“After years of fragmentation, Israeli society seems to be consolidating anew – fusing Jewishness and nationalism, and decidedly on the right”

After years of fragmentation, Israeli society seems to be consolidating anew – fusing Jewishness and nationalism, and decidedly on the right.

Since the 1970s the meta-story of Israel has been the steady crack-up of Labor, which, more than a party, was the central institution of Israeli life.  While its policies ran politics and economics, its ideological synthesis of socialism, secular Jewishness and Ashkenazi identity shaped society, arts and culture.

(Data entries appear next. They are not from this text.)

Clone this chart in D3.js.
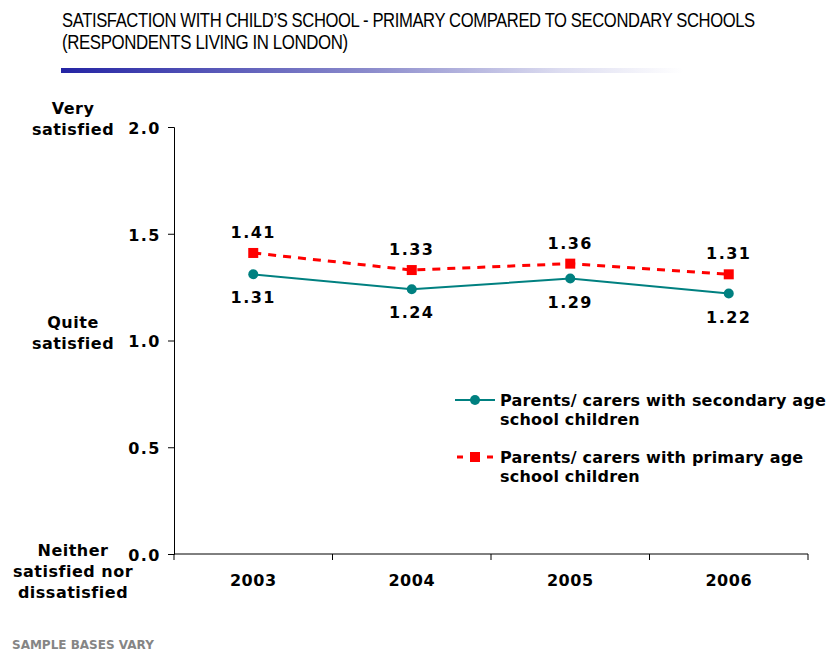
<!DOCTYPE html>
<html>
<head>
<meta charset="utf-8">
<script src="https://cdn.jsdelivr.net/npm/d3@7"></script>
<style>
  body { margin: 0; background: #fff; }
  text { font-family: "DejaVu Sans", Verdana, sans-serif; }
</style>
</head>
<body>
<svg id="vis" width="832" height="654"></svg>
<script>
// data
const years = ["2003", "2004", "2005", "2006"];
const secondary = [1.31, 1.24, 1.29, 1.22];
const primary = [1.41, 1.33, 1.36, 1.31];
const yTicks = [0, 0.5, 1.0, 1.5, 2.0];
const yCaptions = [
  { value: 2.0, lines: ["Very", "satisfied"] },
  { value: 1.0, lines: ["Quite", "satisfied"] },
  { value: 0.0, lines: ["Neither", "satisfied nor", "dissatisfied"] }
];
const seriesNames = [
  ["Parents/ carers with secondary age", "school children"],
  ["Parents/ carers with primary age", "school children"]
];
const titleLines = [
  "SATISFACTION WITH CHILD’S SCHOOL  - PRIMARY COMPARED TO SECONDARY SCHOOLS",
  "(RESPONDENTS LIVING IN LONDON)"
];

const svg = d3.select("svg#vis");
const titleFont = "'Liberation Sans Narrow', 'Liberation Sans', Arial, sans-serif";

// title, squeezed horizontally to look like a condensed face
const defs = svg.append("defs");
const grad = defs.append("linearGradient").attr("id", "bar");
grad.append("stop").attr("offset", "0%").attr("stop-color", "#2424a4");
grad.append("stop").attr("offset", "50%").attr("stop-color", "#8c8ccc");
grad.append("stop").attr("offset", "80%").attr("stop-color", "#dcdcf0");
grad.append("stop").attr("offset", "100%").attr("stop-color", "#ffffff");

const titleWidths = [693, 286];
titleLines.forEach(function(s, i) {
  const t = svg.append("text")
    .attr("x", 0).attr("y", 0)
    .style("font-family", titleFont)
    .style("font-size", "21px")
    .style("letter-spacing", "-0.5px")
    .text(s);
  const w = t.node().getComputedTextLength();
  t.attr("transform", "translate(62," + (27 + i * 22) + ") scale(" + (titleWidths[i] / w) + ",1)");
});
svg.append("rect")
  .attr("x", 61).attr("y", 68).attr("width", 622).attr("height", 5)
  .attr("fill", "url(#bar)");

// scales
const x = d3.scaleBand().domain(years).range([174, 808]);
const y = d3.scaleLinear().domain([0, 2]).range([554, 127]);

const bold16 = sel => sel.style("font-size", "16px").style("font-weight", "bold");

// y axis
const yAxis = svg.append("g")
  .attr("transform", "translate(174,0)")
  .call(d3.axisLeft(y).tickValues(yTicks).tickFormat(d3.format(".1f")).tickSize(6).tickPadding(7));
yAxis.select(".domain").attr("stroke", "#000");
yAxis.selectAll("text")
  .call(bold16)
  .style("font-family", "'DejaVu Sans', Verdana, sans-serif")
  .style("letter-spacing", "1.5px")
  .attr("dy", "0.4em");

// x axis with ticks at category boundaries
const xAxis = svg.append("g").attr("transform", "translate(0,554)");
xAxis.append("line").attr("x1", 174).attr("x2", 808).attr("stroke", "#000");
const bounds = years.map(d => x(d)).concat([x.range()[1]]);
xAxis.selectAll("line.tick").data(bounds).enter().append("line")
  .attr("class", "tick")
  .attr("x1", d => d).attr("x2", d => d)
  .attr("y1", 0).attr("y2", 6).attr("stroke", "#000");
xAxis.selectAll("text").data(years).enter().append("text")
  .attr("x", d => x(d) + x.bandwidth() / 2).attr("y", 32)
  .attr("text-anchor", "middle")
  .call(bold16).style("letter-spacing", "0.5px")
  .text(d => d);

// y captions
yCaptions.forEach(function(c) {
  const n = c.lines.length;
  const t = svg.append("text")
    .attr("text-anchor", "middle")
    .call(bold16).style("letter-spacing", "0.5px");
  const base = c.value === 0 ? y(c.value) + 2 : y(c.value) + 8 - (n - 1) * 21;
  c.lines.forEach(function(l, i) {
    t.append("tspan").attr("x", 73).attr("y", base + i * 21).text(l);
  });
});

// lines
const line = d3.line()
  .x((d, i) => x(years[i]) + x.bandwidth() / 2)
  .y(d => y(d));

svg.append("path").datum(secondary)
  .attr("d", line).attr("fill", "none")
  .attr("stroke", "#008080").attr("stroke-width", 2);
svg.append("path").datum(primary)
  .attr("d", line).attr("fill", "none")
  .attr("stroke", "#ff0000").attr("stroke-width", 3)
  .attr("stroke-dasharray", "8,7");

svg.selectAll("circle.sec").data(secondary).enter().append("circle")
  .attr("class", "sec")
  .attr("cx", (d, i) => x(years[i]) + x.bandwidth() / 2)
  .attr("cy", d => y(d)).attr("r", 5)
  .attr("fill", "#008080");
svg.selectAll("rect.pri").data(primary).enter().append("rect")
  .attr("class", "pri")
  .attr("x", (d, i) => x(years[i]) + x.bandwidth() / 2 - 5)
  .attr("y", d => y(d) - 5).attr("width", 10).attr("height", 10)
  .attr("fill", "#ff0000");

// data labels
svg.selectAll("text.lsec").data(secondary).enter().append("text")
  .attr("class", "lsec")
  .attr("x", (d, i) => x(years[i]) + x.bandwidth() / 2)
  .attr("y", d => y(d) + 29)
  .attr("text-anchor", "middle")
  .call(bold16).style("letter-spacing", "1.5px")
  .text(d => d.toFixed(2));
svg.selectAll("text.lpri").data(primary).enter().append("text")
  .attr("class", "lpri")
  .attr("x", (d, i) => x(years[i]) + x.bandwidth() / 2)
  .attr("y", d => y(d) - 15)
  .attr("text-anchor", "middle")
  .call(bold16).style("letter-spacing", "1.5px")
  .text(d => d.toFixed(2));

// legend
const legend = svg.append("g");
const l1 = legend.append("g").attr("transform", "translate(455,400)");
l1.append("line").attr("x1", 0).attr("x2", 40).attr("stroke", "#008080").attr("stroke-width", 2);
l1.append("circle").attr("cx", 20).attr("r", 5).attr("fill", "#008080");
const l2 = legend.append("g").attr("transform", "translate(455,457)");
l2.append("line").attr("x1", 2).attr("x2", 40).attr("stroke", "#ff0000").attr("stroke-width", 3)
  .attr("stroke-dasharray", "6,9");
l2.append("rect").attr("x", 15).attr("y", -5).attr("width", 10).attr("height", 10).attr("fill", "#ff0000");
[l1, l2].forEach(function(g, i) {
  const t = g.append("text").call(bold16).style("letter-spacing", "0.2px");
  seriesNames[i].forEach(function(s, j) {
    t.append("tspan").attr("x", 45).attr("y", 6 + j * 19).text(s);
  });
});

// footer
svg.append("text")
  .attr("x", 12).attr("y", 649)
  .style("font-size", "12px").style("font-weight", "bold")
  .attr("fill", "#858585")
  .text("SAMPLE BASES VARY");
</script>
</body>
</html>
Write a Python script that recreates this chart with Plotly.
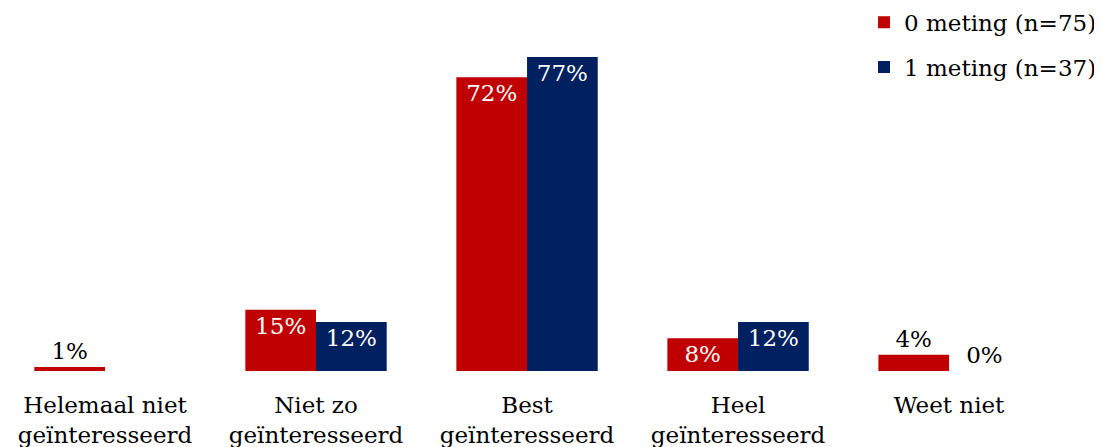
import plotly.graph_objects as go

categories = ["Helemaal niet<br>geïnteresseerd", "Niet zo<br>geïnteresseerd", "Best<br>geïnteresseerd",
              "Heel<br>geïnteresseerd", "Weet niet"]
meting0 = [1, 15, 72, 8, 4]
meting1 = [None, 12, 77, 12, 0]
name0 = "0 meting (n=75)"
name1 = "1 meting (n=37)"

RED = "#C00000"
NAVY = "#002060"
FONT = "DejaVu Serif"
FS = 23


def positions(vals):
    return ["inside" if (v is not None and v >= 7) else "outside" for v in vals]


def texts(vals):
    return ["" if v is None else f"{v}%" for v in vals]


fig = go.Figure()
for vals, name, color, grp in [(meting0, name0, RED, "a"), (meting1, name1, NAVY, "b")]:
    fig.add_trace(go.Bar(
        x=categories, y=[v if v is not None else 0 for v in vals], name=name,
        marker=dict(color=color, line=dict(width=0)),
        text=texts(vals), textposition=positions(vals), insidetextanchor="end",
        insidetextfont=dict(color="white", size=FS, family=FONT),
        outsidetextfont=dict(color="black", size=FS, family=FONT),
        cliponaxis=False, legendgroup=grp, hoverinfo="skip",
    ))

fig.update_layout(
    width=1094, height=439,
    margin=dict(l=0, r=47, t=0, b=76, autoexpand=False),
    paper_bgcolor="white", plot_bgcolor="white",
    barmode="group", bargap=0.33, bargroupgap=0,
    uniformtext=dict(minsize=FS, mode="show"),
    font=dict(family=FONT, size=FS, color="black"),
    legend=dict(x=0.8176, y=1.02, xanchor="left", yanchor="top",
                font=dict(size=FS, family=FONT), tracegroupgap=12,
                traceorder="grouped", itemwidth=30, bgcolor="rgba(0,0,0,0)"),
    xaxis=dict(showline=False, showgrid=False, ticks="", automargin=False,
               ticklabelstandoff=18,
               range=[-0.4597, 4.502], tickfont=dict(size=FS, family=FONT)),
    yaxis=dict(range=[0, 89], visible=False, showgrid=False, automargin=False),
    showlegend=True,
)

fig.write_html("out.html")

The Yom Kippur War of 1973 delivered a shock from which Labor never recovered. One of the many reasons for that was Labor’s deep alienation from religion.  Its founders were in deep dialogue with the religious traditions of their youths, and honestly saw themselves as creating a new Jewish culture with its own interpretation of Jewish ideas and history.  Their successors had no such inheritance, and over time, less and less ability to offer compelling Jewish visions of their own.

Menachem Begin’s historic election, four years later, began the ascent of new groups and ideas – more rightist, capitalist, religious and Sephardic. Likud and its allies weren’t only challenging Labor’s policies, but attacking its unquestioned, firm hold on Israeli politics and culture. But Likud & Co. never attained Labor’s hegemony, and with the glue of Labor no longer fusing Israeli society together, the body politic splintered.